Although the majority uses only the term “record” when discussing Ms. King’s guilty plea hearing in Division 1, it is clear that the majority does impose on that existing record the “verbatim” requirement which it purports to adopt prospectively in Division 3. Nothing in the majority opinion supports a holding that the record of Ms. King’s guilty plea hearing is insufficient to meet the requirements of Uniform State Court Rule 33.11 as it now exists. At most, the majority opinion rests upon its conclusion that the State can more easily meet its burden of proving that a defendant entered an intelligent and voluntary guilty plea if the proceeding was transcribed. However, courts decide what is required and should not opine as to what is easier. Here, the State sought to meet its burden with a sufficient record. As the Court of Appeals noted, the record consists of detailed forms signed by Ms.
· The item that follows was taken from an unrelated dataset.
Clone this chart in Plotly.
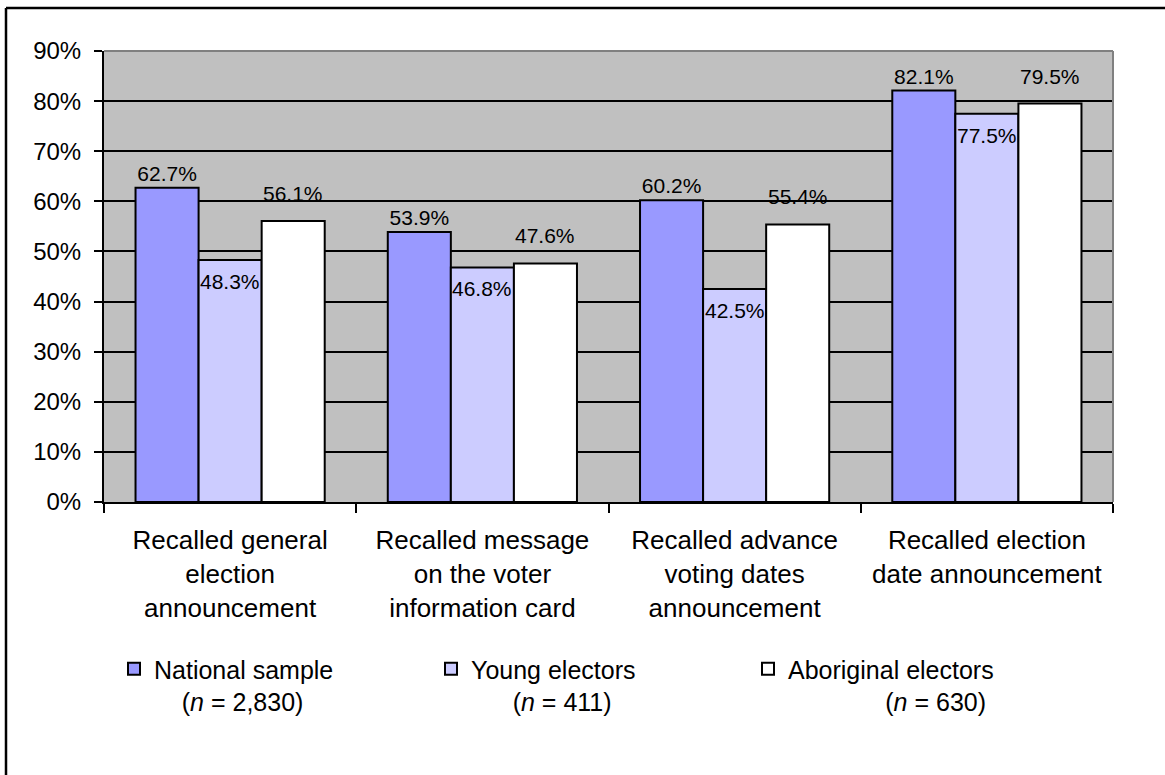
import plotly.graph_objects as go

categories = [
    "Recalled general<br>election<br>announcement",
    "Recalled message<br>on the voter<br>information card",
    "Recalled advance<br>voting dates<br>announcement",
    "Recalled election<br>date announcement",
]
national = [62.7, 53.9, 60.2, 82.1]
young = [48.3, 46.8, 42.5, 77.5]
aboriginal = [56.1, 47.6, 55.4, 79.5]

series_names = [
    "National sample<br>\u00a0\u00a0\u00a0\u00a0(<i>n</i> = 2,830)",
    "Young electors<br>\u00a0\u00a0\u00a0\u00a0\u00a0\u00a0(<i>n</i> = 411)",
    "Aboriginal electors<br>\u00a0\u00a0\u00a0\u00a0\u00a0\u00a0\u00a0\u00a0\u00a0\u00a0\u00a0\u00a0\u00a0\u00a0(<i>n</i> = 630)",
]
colors = ["#9999FF", "#CCCCFF", "#FFFFFF"]
y_ticks = list(range(0, 91, 10))

W, H = 1165, 775
ml, mr, mt, mb = 104, 52, 51, 273
pw, ph = W - ml - mr, H - mt - mb
BARGAP = 0.25
bw = pw / len(categories) * (1 - BARGAP) / 3  # pixel width of one bar

FONT = "Liberation Sans, Arial, sans-serif"
LABEL_SIZE = 21

fig = go.Figure()
series_vals = [national, young, aboriginal]
for idx, (name, vals, col) in enumerate(zip(series_names, series_vals, colors)):
    fig.add_trace(go.Bar(
        x=categories, y=vals, name=name,
        marker=dict(color=col, line=dict(color="black", width=2)),
        text=[f"{v:.1f}%" for v in vals] if idx == 0 else None,
        textposition="outside" if idx == 0 else "none",
        textangle=0,
        constraintext="none",
        textfont=dict(family=FONT, size=LABEL_SIZE, color="black"),
        cliponaxis=False,
        hoverinfo="skip",
    ))

annotations = []
# Young electors: label just below the top of the bar
for c, v in zip(categories, young):
    annotations.append(dict(
        x=c, y=v, xref="x", yref="y", text=f"{v:.1f}%", showarrow=False,
        xshift=0, yshift=-8, yanchor="top", xanchor="center",
        font=dict(family=FONT, size=LABEL_SIZE, color="black"),
    ))
# Aboriginal electors: label well above the bar
for c, v in zip(categories, aboriginal):
    annotations.append(dict(
        x=c, y=v, xref="x", yref="y", text=f"{v:.1f}%", showarrow=False,
        xshift=bw, yshift=14, yanchor="bottom", xanchor="center",
        font=dict(family=FONT, size=LABEL_SIZE, color="black"),
    ))


def px_to_paper_x(px):
    return (px - ml) / pw


def px_to_paper_y(py):
    return (H - mb - py) / ph


shapes = [
    dict(type="line", xref="paper", yref="paper", x0=0, x1=1, y0=1, y1=1,
         line=dict(color="#808080", width=2), layer="above"),
    dict(type="line", xref="paper", yref="paper", x0=1, x1=1, y0=0, y1=1,
         line=dict(color="#808080", width=2), layer="above"),
    dict(type="line", xref="paper", yref="paper",
         x0=px_to_paper_x(6), x1=px_to_paper_x(W + 10),
         y0=px_to_paper_y(8), y1=px_to_paper_y(8),
         line=dict(color="black", width=2.5)),
    dict(type="line", xref="paper", yref="paper",
         x0=px_to_paper_x(6), x1=px_to_paper_x(6),
         y0=px_to_paper_y(8), y1=px_to_paper_y(H + 10),
         line=dict(color="black", width=2.5)),
]

fig.update_layout(
    width=W, height=H,
    margin=dict(l=ml, r=mr, t=mt, b=mb, autoexpand=False),
    paper_bgcolor="white",
    plot_bgcolor="#C0C0C0",
    barmode="group",
    bargap=BARGAP,
    bargroupgap=0,
    font=dict(family=FONT, size=24, color="black"),
    showlegend=True,
    hovermode=False,
    legend=dict(
        orientation="h",
        x=px_to_paper_x(114), xanchor="left",
        y=px_to_paper_y(646), yanchor="top",
        font=dict(family=FONT, size=25, color="black"),
        entrywidth=272, entrywidthmode="pixels",
        valign="top",
        bgcolor="rgba(0,0,0,0)",
        traceorder="normal",
    ),
    shapes=shapes,
    annotations=annotations,
)

fig.update_xaxes(
    type="category",
    showline=True, linecolor="black", linewidth=2,
    ticks="outside", tickson="boundaries", ticklen=9, tickwidth=2, tickcolor="black",
    tickfont=dict(family=FONT, size=26, color="black"),
    ticklabelstandoff=14,
    showgrid=False,
)
fig.update_yaxes(
    range=[0, 90],
    tickvals=y_ticks,
    ticktext=[f"{v}%" for v in y_ticks],
    showline=True, linecolor="black", linewidth=2,
    ticks="outside", ticklen=8, tickwidth=2, tickcolor="black",
    tickfont=dict(family=FONT, size=24, color="black"),
    ticklabelstandoff=8,
    showgrid=True, gridcolor="black", gridwidth=1.5,
    zeroline=False,
)

fig.write_html("out.html", config={"displayModeBar": False},
               post_script="document.body.style.margin='0';")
King and, as the majority itself recognizes, such signed forms can satisfy even the requirement for a “verbatim record” of certain of the inquiries and notices specified in Uniform Superior Court Rule 33.11. Thus, it is clear that the signed forms in this case are sufficient to satisfy the requirement for a “record” of those similar elements specified in Uniform State Court Rule 33.11. Moreover, the forms also include annotations by the trial court which set forth the factual bases for Ms. King’s pleas. See Green v. State, 265 Ga. 263, 264 (454 SE2d 466) (1995). Therefore, the requirement of Uniform State Court Rule 33.11 (C) for a “record” of the state court’s inquiry into the accuracy of the pleas has been satisfied. The majority’s conclusion that the signed forms do not constitute a sufficient record is based entirely upon the fact that they do not meet the requirements of a “verbatim” record as defined and ostensibly imposed prospectively in Division 3. Under these circumstances, I believe that the only “manifest injustice” is this Court’s reversal of the judgment of the Court of Appeals affirming the denial of Ms. King’s motion to withdraw her voluntary, valid and binding guilty pleas.